There is still little evidence of coordination between U.S. military and Iraqi forces, although both sides have agreed to consult each other before launching large operations.
More than a day after U.S. airstrikes on a suspected safe house in Fallujah killed at least 16, Allawi said he had little information on the attack.
"I don't have the full details," he said. "I am getting them."
The U.S. military said the airstrikes destroyed a hideout used by allies of Jordanian terror suspect Abu Musab al-Zarqawi (search). But a senior officer of the U.S.-backed Fallujah Brigade said there was no evidence foreigners used the building.
The prime minister said he welcomed U.S. strikes on "any terrorist forces" in Iraq, but that he had no say in the matter.

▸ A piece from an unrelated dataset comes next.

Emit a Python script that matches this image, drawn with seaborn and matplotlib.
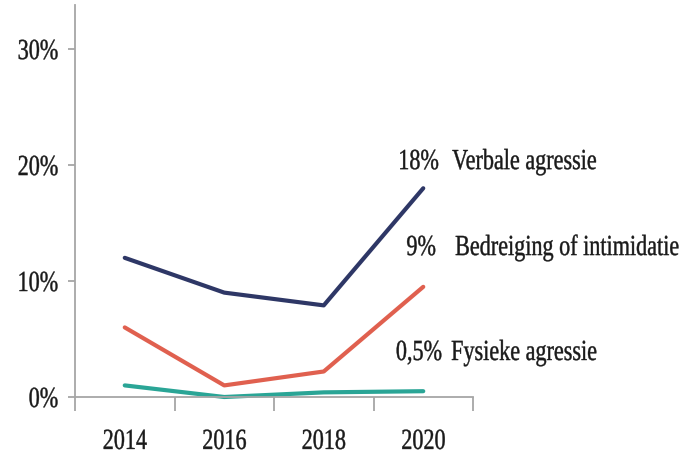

He said he was informed of the impending airstrikes "a short time before the action took place."
"As you know, sovereignty is not yet transferred to the government of Iraq," Allawi said. "This pattern will change once sovereignty is transferred."
Allawi's comments at a news conference came amid a surge of bloody attacks intended to undermine his fledgling regime before the handover of power at the end of this month.
Many of the attacks have targeted police and other security services, who have been slowly taking over security tasks in the weeks before the transfer of sovereignty. One of the most vicious attacks occurred Thursday, when a car bomb exploded outside a military recruitment station, killing 35 and wounding 145.
More than 300 people have been killed in attacks on police stations and recruitment centers since September.